Precisa pagar a conta. É financiamento com dinheiro público. Se não pagar, é dinheiro público jogado no lixo. Ah, mas deram garantias. Só que no Brasil todo mundo sabe que uma disputa judicial de garantia vai demorar algumas dezenas de anos para se resolver. A melhor solução é ter obra.

Quantas pessoas estão empregadas hoje e até quando esses estaleiros aguentam?

Perto de 30 mil pessoas hoje. Chegamos a ter 82 mil. Se até dezembro de 2019 nada acontecer, zera. Poucos vão ficar. Vão ficar pequenos estaleiros no Norte, o Wilson Sons, Chouest, CBO e Keppel.

Quem pega financiamento é o armador. Como obrigá-lo a fazer a obra aqui?

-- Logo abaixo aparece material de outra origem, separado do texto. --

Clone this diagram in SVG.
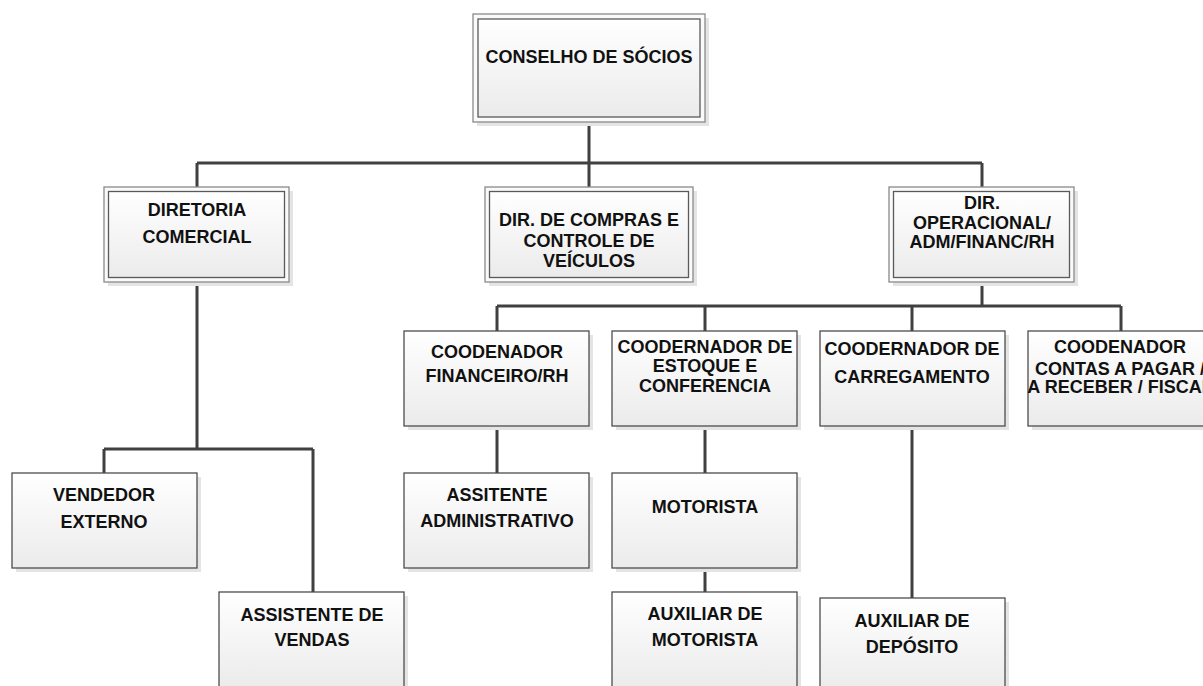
<svg xmlns="http://www.w3.org/2000/svg" width="1203" height="686" viewBox="0 0 1203 686">
<defs>
<linearGradient id="g" x1="0" y1="0" x2="0" y2="1">
<stop offset="0" stop-color="#ffffff"/>
<stop offset="1" stop-color="#ebebeb"/>
</linearGradient>
<style>
.sh{fill:#e4e4e4}
.box{fill:url(#g);stroke:#4d4d4d;stroke-width:1.3}
.outer{fill:#fafafa;stroke:#8a8a8a;stroke-width:1.3}
.inner{fill:url(#g);stroke:#5a5a5a;stroke-width:1.3}
.t{font-family:"Liberation Sans",Arial,sans-serif;font-weight:bold;font-size:18px;fill:#111;text-anchor:middle}
.c{fill:none;stroke:#404040;stroke-width:3}
</style>
</defs>
<rect width="1203" height="686" fill="#ffffff"/>
<g id="connectors">
<path class="c" d="M589 122V163M197 163H982M197 163V187M589 163V187M982 163V187"/>
<path class="c" d="M197 282V449M104 449H313M104 449V473M313 449V592"/>
<path class="c" d="M982 282V306M497 306H1121M497 306V331M705 306V331M912 306V331M1121 306V331"/>
<path class="c" d="M497 426V473M705 426V473M705 568V592M912 426V598"/>
</g>
<g id="conselho">
<rect class="sh" x="477" y="18" width="232" height="108"/>
<rect class="outer" x="473" y="14" width="232" height="108"/>
<rect class="inner" x="478" y="19" width="222" height="98"/>
<text class="t" x="589" y="63">CONSELHO DE SÓCIOS</text>
</g>
<g id="diretoria-comercial">
<rect class="sh" x="108" y="191" width="185" height="95"/>
<rect class="outer" x="104" y="187" width="185" height="95"/>
<rect class="inner" x="108.5" y="191.5" width="176" height="86"/>
<text class="t" x="197" y="216">DIRETORIA</text>
<text class="t" x="197" y="243">COMERCIAL</text>
</g>
<g id="dir-compras">
<rect class="sh" x="489" y="191" width="208" height="95"/>
<rect class="outer" x="485" y="187" width="208" height="95"/>
<rect class="inner" x="489.5" y="191.5" width="199" height="86"/>
<text class="t" x="589" y="226">DIR. DE COMPRAS E</text>
<text class="t" x="589" y="247">CONTROLE DE</text>
<text class="t" x="589" y="267">VEÍCULOS</text>
</g>
<g id="dir-operacional">
<rect class="sh" x="893" y="191" width="185" height="95"/>
<rect class="outer" x="889" y="187" width="185" height="95"/>
<rect class="inner" x="893.5" y="191.5" width="176" height="86"/>
<text class="t" x="982" y="209">DIR.</text>
<text class="t" x="982" y="229">OPERACIONAL/</text>
<text class="t" x="982" y="248">ADM/FINANC/RH</text>
</g>
<g id="coord-financeiro">
<rect class="sh" x="408" y="335" width="185" height="95"/>
<rect class="box" x="404" y="331" width="185" height="95"/>
<text class="t" x="497" y="358">COODENADOR</text>
<text class="t" x="497" y="382">FINANCEIRO/RH</text>
</g>
<g id="coord-estoque">
<rect class="sh" x="616" y="335" width="185" height="95"/>
<rect class="box" x="612" y="331" width="185" height="95"/>
<text class="t" x="705" y="353">COODERNADOR DE</text>
<text class="t" x="705" y="372">ESTOQUE E</text>
<text class="t" x="705" y="392">CONFERENCIA</text>
</g>
<g id="coord-carregamento">
<rect class="sh" x="824" y="335" width="185" height="95"/>
<rect class="box" x="820" y="331" width="185" height="95"/>
<text class="t" x="912" y="355">COODERNADOR DE</text>
<text class="t" x="912" y="383">CARREGAMENTO</text>
</g>
<g id="coord-contas">
<rect class="sh" x="1032" y="335" width="185" height="95"/>
<rect class="box" x="1028" y="331" width="185" height="95"/>
<text class="t" x="1120" y="353">COODENADOR</text>
<text class="t" x="1120" y="375">CONTAS A PAGAR /</text>
<text class="t" x="1120" y="393">A RECEBER / FISCAL</text>
</g>
<g id="vendedor-externo">
<rect class="sh" x="16" y="477" width="185" height="95"/>
<rect class="box" x="12" y="473" width="185" height="95"/>
<text class="t" x="104" y="501">VENDEDOR</text>
<text class="t" x="104" y="528">EXTERNO</text>
</g>
<g id="assistente-vendas">
<rect class="sh" x="223" y="596" width="185" height="95"/>
<rect class="box" x="219" y="592" width="185" height="95"/>
<text class="t" x="312" y="621">ASSISTENTE DE</text>
<text class="t" x="312" y="646">VENDAS</text>
</g>
<g id="assitente-administrativo">
<rect class="sh" x="408" y="477" width="185" height="95"/>
<rect class="box" x="404" y="473" width="185" height="95"/>
<text class="t" x="497" y="501">ASSITENTE</text>
<text class="t" x="497" y="527">ADMINISTRATIVO</text>
</g>
<g id="motorista">
<rect class="sh" x="616" y="477" width="185" height="95"/>
<rect class="box" x="612" y="473" width="185" height="95"/>
<text class="t" x="705" y="513">MOTORISTA</text>
</g>
<g id="auxiliar-motorista">
<rect class="sh" x="616" y="596" width="185" height="95"/>
<rect class="box" x="612" y="592" width="185" height="95"/>
<text class="t" x="705" y="620">AUXILIAR DE</text>
<text class="t" x="705" y="646">MOTORISTA</text>
</g>
<g id="auxiliar-deposito">
<rect class="sh" x="824" y="602" width="185" height="95"/>
<rect class="box" x="820" y="598" width="185" height="95"/>
<text class="t" x="912" y="627">AUXILIAR DE</text>
<text class="t" x="912" y="653">DEPÓSITO</text>
</g>
</svg>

Aí é o papel do governo, via BNDES. A mudança de TJLP para TLP aumentou o custo.  Por que a Petrobras faz na China? Porque está atrelado ao financiamento com uma taxa muito menor que a brasileira. O FMM era extremamente positivo, tanto assim que empresas estrangeiras como a Chouest, vieram construir aqui, fazendo estaleiro e quase 40 embarcações em dez anos.

O Sinaval ainda pode entrar na Justiça contra outras licitações de FPSOs?

Depende de vários fatores. Entrar só para marcar posição, sou da tese que não tem que fazer. Se vai com uma boa possibilidade de ganhar ou de pelo menos abrir um diálogo, pode ser.  Vai ser caso a caso. Se tiver diálogo…

E o sr. vê algum candidato com esse perfil de diálogo?

Não vejo, pelo menos hoje, nenhum candidato à presidente da República capaz de ser alguém que busque essa aproximação. Com a Abespetro, (o debate) estava radicalizado no começo e o Firmo (NR: José Firmo, ex-presidente da entidade) veio e faltou pouco para gente fazer um acordo. O número de 40% saiu dessa conversa com Abespetro e Abimaq. O Firmo cumpriu um papel que a ANP devia ter cumprido.

Em algum momento no passado o Sinaval se deu conta de que o cenário estava sendo superdimensionado?

Não é papel do Sinaval ficar decidindo se constrói estaleiro no país. Temos um voto no conselho diretor do FMM, que é feito por 13 pessoas (governo, empresários e trabalhador). Nem nós, nem os trabalhadores e nem o governo foi contra a construção de nenhum estaleiro no país.

Mas em nenhum momento o Sinaval detectou uma luz amarela?

Não. Por exemplo, a Sete Brasil. Tirando  os desvios, é um projeto extremamente inteligente porque tirava do balanço da Petrobras o custos dessas sondas. Era necessário fazer as 28? Não cabe a mim dizer. A Petrobras falava que sim, mas agora diz que não. Todos os estaleiros teriam obra por pelo menos dez anos. Se em 2012 eu falasse para vocês que esse projeto da Sete Brasil daria problema, o que vocês falariam para mim?

Que sim, pois as grandes empresas de perfuração  levaram décadas para formar suas frotas e muitas sequer chegam a ter esse número de sondas…  

O problema que deu foi da corrupção e aí é outra coisa.

Mas as obras nos estaleiros começaram a apresentar problema e atraso antes da Lava-Jato, tanto das sondas quanto dos FPSOs…

Trabalhei 45 dias na Sete Brasil. Uma parte do problema foi funding do BNDES. As unidades que estavam sendo construídas estavam em um ritmo absolutamente normal, tanto é que tem sonda quase pronta. O projeto era viável e só se destruiu na hora que estourou a Lava-Jato.

Mas e os FPSOs que mais de uma ano depois não tinham saído do papel?

A crise começa em maio de 2014, com a Lava Jato. Não tinha grandes atrasos de obra. Poderia ter um atraso ou outro, mas nada que mudasse a curva de produção.

O  Sinaval faz mea culpa de alguma coisa desse imbróglio?

Se lá em 2013, meu anjo da guarda chegasse para mim e falasse: ‘Sérgio, vai dar problema’ é evidente que eu avaliaria. Mas a gente estava muito tranquilo. A indústria naval começa em 2001 e vinha numa curva sólida de crescimento, estava se construindo e gerando emprego. Ninguém achou que ia dar problema. Só tinha um cara que dizia o contrário. Era o professor Floriano. 2010, quando o Lula deixou o governo, você iria falar que o país iria estar na desgraça que está hoje? No período que ele foi presidente, minha  vida melhorou muito e a vida de todo mundo melhorou muito. Depois foi…Então, como poderia imaginar que em 2018 eu estaria vendendo almoço para pagar a janta? Tínhamos 52 associados, estamos com 32.